Briles’ simple quote encapsulates the complicated future ahead, as the College Football Playoff transitions from novel idea into an inevitable magnet for outrage. In the giddy excitement that came with getting rid of the two-team BCS in favor of the four-team playoff, many overlooked a potential fatal flaw. The vague criteria essentially allows the selection committee to make up the rules as it goes along.
That is not an exaggeration. Sure, there is protocol tucked away on the playoff’s tidy website. But pouring over what’s listed, it’s painstakingly clear that the college football overlords didn’t want to be overly specific. That’s a great idea in theory; it doesn’t box in the committee. But in execution things are really going to get funky.
Before diving into the minutiae, let’s start with the first problem facing the playoff. This one isn’t going away. There are five major leagues in college football, and only four teams will reach the postseason that matters. One does not need an engineering degree from Georgia Tech to figure out that four teams from five leagues adds up to a raging controversy, every time.
On Sunday a team with a legitimate case will be excluded from the playoff. Will it be No. 3 TCU, which toasted Iowa State 55-3 on Saturday to finish 11-1? Will it be No. 5 Ohio State, which dominated Wisconsin 59-0 in the Big Ten title game behind its third-string quarterback? Will it be No. 6 Baylor, which turned in an equally impressive victory by thrashing No. 9 Kansas State 38-27 in Waco?
It can’t possibly be undefeated Florida State, can it? The Seminoles have won 29 games in a row, the 12th-longest winning streak in college football history. They were impressive in beating Georgia Tech on Saturday, even showing a bit of game control that isn’t evident from a simple glance at the final score.
Yet confusion reigns. In a perfect summation of the naiveté America has about the committee’s decision-making, Fisher said: “You tell me. Anyone know?”
Glad you asked, Jimbo. According to the playoff website, the committee will select the teams using a process that distinguishes among otherwise comparable teams by considering:
• Championships won
• Strength of schedule
• Head-to-head competition (if it occurred)

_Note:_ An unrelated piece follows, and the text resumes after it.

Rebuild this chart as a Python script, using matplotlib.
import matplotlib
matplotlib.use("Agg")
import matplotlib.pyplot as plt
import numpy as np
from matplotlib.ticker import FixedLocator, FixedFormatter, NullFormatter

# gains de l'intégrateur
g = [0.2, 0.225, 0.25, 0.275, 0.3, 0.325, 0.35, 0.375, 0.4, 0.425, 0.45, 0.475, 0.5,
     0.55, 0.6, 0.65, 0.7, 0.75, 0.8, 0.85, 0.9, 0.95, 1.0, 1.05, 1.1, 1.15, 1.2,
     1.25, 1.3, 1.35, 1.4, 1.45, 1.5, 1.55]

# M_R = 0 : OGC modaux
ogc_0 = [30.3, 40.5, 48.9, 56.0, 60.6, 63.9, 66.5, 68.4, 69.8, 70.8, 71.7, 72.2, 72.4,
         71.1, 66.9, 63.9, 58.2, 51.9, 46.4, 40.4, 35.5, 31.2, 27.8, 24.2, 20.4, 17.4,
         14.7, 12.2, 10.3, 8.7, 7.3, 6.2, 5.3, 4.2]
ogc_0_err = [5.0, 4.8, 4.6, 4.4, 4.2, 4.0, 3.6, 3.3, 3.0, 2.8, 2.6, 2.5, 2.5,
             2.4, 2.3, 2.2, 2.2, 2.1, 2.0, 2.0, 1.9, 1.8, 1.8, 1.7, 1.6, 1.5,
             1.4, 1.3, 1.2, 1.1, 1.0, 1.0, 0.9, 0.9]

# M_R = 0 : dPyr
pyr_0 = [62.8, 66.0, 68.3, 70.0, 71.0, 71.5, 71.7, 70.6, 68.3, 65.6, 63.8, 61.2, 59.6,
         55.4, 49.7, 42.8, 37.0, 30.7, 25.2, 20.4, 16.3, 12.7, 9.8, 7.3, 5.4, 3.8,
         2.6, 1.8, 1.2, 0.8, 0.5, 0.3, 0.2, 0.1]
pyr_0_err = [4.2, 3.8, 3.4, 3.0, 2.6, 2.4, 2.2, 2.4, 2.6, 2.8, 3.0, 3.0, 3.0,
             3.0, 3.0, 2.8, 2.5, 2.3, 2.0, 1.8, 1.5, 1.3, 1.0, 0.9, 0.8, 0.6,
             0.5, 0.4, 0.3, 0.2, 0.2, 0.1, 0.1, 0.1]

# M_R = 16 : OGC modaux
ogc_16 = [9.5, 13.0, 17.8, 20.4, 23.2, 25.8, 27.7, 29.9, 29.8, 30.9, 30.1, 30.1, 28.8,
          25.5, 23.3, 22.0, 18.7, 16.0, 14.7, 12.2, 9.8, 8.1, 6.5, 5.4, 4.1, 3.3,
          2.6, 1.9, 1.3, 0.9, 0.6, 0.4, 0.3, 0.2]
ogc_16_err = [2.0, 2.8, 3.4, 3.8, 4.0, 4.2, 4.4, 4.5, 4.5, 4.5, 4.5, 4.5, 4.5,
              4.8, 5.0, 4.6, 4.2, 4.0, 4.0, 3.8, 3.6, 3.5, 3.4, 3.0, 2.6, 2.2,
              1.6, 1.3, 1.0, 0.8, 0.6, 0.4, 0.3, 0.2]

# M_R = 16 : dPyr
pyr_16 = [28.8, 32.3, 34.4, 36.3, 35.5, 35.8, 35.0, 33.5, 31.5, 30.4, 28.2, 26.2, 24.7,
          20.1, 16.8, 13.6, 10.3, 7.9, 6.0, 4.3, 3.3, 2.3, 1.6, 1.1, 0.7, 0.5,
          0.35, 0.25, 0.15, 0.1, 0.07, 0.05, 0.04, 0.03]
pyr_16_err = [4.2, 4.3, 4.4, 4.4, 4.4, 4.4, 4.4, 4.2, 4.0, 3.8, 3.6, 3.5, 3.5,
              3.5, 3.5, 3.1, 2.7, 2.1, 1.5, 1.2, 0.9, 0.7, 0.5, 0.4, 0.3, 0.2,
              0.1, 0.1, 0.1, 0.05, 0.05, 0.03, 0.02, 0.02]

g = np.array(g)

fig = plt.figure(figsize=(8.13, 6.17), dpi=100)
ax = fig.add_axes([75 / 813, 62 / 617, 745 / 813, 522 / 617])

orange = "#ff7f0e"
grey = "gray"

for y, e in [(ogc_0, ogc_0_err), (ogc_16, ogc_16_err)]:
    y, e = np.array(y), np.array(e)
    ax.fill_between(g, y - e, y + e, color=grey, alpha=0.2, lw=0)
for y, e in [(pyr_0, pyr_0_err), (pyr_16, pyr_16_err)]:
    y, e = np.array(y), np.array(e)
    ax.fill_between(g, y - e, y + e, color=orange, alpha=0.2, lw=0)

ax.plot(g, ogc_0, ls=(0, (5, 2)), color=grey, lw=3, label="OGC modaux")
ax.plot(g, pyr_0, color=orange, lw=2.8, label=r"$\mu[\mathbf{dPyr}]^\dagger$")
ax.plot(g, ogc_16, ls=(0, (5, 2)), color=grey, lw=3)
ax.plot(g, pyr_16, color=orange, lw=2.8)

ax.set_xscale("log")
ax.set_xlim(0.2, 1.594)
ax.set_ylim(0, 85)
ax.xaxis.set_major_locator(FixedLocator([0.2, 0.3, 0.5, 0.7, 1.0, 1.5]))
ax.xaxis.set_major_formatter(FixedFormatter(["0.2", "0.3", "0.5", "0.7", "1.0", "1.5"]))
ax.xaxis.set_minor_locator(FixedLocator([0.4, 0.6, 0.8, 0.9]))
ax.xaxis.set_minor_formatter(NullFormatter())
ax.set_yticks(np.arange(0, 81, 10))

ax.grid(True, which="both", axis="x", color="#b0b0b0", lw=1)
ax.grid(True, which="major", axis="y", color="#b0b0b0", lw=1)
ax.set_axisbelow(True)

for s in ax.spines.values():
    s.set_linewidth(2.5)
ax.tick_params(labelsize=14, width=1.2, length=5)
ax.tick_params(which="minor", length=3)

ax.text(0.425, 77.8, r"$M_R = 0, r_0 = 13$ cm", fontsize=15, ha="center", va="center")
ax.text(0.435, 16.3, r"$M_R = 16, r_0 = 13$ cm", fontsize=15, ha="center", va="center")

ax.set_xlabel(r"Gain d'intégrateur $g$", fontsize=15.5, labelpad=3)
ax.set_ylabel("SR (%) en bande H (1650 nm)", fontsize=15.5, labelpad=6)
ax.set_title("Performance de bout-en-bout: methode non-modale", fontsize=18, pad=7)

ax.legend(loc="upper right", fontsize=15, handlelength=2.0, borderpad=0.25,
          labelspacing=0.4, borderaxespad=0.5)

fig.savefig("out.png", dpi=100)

• Comparative outcomes of common opponents (without incentivizing margin of victory)
• Other relevant factors such as key injuries that may have affected a team’s performance during the season or likely will affect its postseason performance
Those are very few words given how much is at stake. With millions of dollars up for grabs and lives potentially forever changed by the gap between No. 4 and No. 5, shouldn’t the criteria have been better defined? We don’t know if conference co-champions will be regarded as highly as teams that won league title games. (Sorry, Big 12.) We don’t know which strength-of-schedule metric will be used. (Good news for Baylor, which scheduled the equivalent of the Texarkana jayvee out-of-conference.) The committee says head-to-head results matter, but its early voting patterns of ranking TCU above Baylor indicate otherwise.

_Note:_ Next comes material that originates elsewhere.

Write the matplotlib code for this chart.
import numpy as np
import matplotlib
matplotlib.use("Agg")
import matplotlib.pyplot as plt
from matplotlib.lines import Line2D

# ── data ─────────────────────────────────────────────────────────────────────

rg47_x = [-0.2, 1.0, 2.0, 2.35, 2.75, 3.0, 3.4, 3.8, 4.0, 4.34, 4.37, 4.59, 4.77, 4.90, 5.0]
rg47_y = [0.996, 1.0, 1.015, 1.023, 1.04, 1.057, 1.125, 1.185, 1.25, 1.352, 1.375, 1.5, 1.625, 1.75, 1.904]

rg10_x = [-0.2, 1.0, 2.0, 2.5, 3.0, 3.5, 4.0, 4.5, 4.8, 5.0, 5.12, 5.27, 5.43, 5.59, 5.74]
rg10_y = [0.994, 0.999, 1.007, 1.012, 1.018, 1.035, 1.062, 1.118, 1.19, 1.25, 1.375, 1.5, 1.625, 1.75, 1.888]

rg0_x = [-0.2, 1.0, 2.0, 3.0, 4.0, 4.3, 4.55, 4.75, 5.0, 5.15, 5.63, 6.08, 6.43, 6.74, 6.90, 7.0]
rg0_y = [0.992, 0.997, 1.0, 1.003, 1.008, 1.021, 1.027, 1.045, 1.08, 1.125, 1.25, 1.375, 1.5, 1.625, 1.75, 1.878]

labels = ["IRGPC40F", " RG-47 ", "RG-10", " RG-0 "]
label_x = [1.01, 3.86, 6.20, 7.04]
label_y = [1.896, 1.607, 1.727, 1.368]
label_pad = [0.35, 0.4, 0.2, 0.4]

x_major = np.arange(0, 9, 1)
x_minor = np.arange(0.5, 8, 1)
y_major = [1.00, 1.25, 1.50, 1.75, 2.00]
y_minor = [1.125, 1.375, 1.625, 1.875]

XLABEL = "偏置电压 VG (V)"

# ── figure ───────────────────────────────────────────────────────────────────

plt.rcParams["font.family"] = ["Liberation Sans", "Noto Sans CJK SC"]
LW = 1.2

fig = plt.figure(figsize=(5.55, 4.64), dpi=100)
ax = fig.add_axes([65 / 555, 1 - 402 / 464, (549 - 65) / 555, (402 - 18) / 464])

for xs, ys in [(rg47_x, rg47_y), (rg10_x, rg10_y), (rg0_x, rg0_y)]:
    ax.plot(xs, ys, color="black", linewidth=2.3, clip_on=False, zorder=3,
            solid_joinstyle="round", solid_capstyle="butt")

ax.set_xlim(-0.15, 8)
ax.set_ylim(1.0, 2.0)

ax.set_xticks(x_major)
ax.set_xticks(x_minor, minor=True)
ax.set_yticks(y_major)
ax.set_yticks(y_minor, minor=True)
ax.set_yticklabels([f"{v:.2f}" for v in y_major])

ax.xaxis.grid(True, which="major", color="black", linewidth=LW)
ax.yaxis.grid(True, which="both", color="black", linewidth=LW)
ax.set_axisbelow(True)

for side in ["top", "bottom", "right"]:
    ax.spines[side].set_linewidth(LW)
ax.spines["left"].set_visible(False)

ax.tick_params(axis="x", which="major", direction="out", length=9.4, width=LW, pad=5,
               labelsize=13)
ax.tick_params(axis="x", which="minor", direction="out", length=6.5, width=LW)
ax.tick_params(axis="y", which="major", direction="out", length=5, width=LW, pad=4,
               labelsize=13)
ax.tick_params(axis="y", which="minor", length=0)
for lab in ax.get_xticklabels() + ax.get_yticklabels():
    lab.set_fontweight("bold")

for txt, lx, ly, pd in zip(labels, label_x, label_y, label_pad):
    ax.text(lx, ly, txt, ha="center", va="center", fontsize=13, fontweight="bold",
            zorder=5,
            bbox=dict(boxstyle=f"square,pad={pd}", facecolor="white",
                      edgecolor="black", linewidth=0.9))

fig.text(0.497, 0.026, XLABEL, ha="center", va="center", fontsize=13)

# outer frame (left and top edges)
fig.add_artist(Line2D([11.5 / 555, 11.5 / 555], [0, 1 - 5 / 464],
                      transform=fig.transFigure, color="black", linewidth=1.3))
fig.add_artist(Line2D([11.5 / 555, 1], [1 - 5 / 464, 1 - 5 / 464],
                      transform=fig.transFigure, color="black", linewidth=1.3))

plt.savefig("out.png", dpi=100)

And no incentive for margin of victory? Really? And how about game control, the metric committee chair Jeff Long brought up a few weeks ago? (Should Ohio State’s 59-0 victory over Wisconsin count the same as a typical 21-17 win?)
A few weeks ago former NCAA vice president Greg Shaheen, who ran the NCAA men’s basketball tournament selection committee for years, spoke on the matter best: “No one knows the criteria. This isn’t an integrity issue. You can have the smartest people in the world, but if the roadmap isn’t there then it doesn’t matter.”
The roadmap is clear now -- and the destination is a messy scene packed with confused players, coaches and fans from the No. 5 and No. 6 schools. Somehow, the controversy looming over the playoff is bigger and more polarizing than the one that previously hovered over the computer polls, unqualified Harris Poll voters and constantly changing metrics that defined the clunky BCS era.
While no one knows where all of this is headed, one thing cannot be overstated: The first chapter of the future of college football will be written on Sunday.
Soon enough, Fisher and Briles will become familiar with the vague criteria of the new postseason. And whichever teams end up on the outside looking in will, as Briles said, have a lot of questions about why the system isn’t working.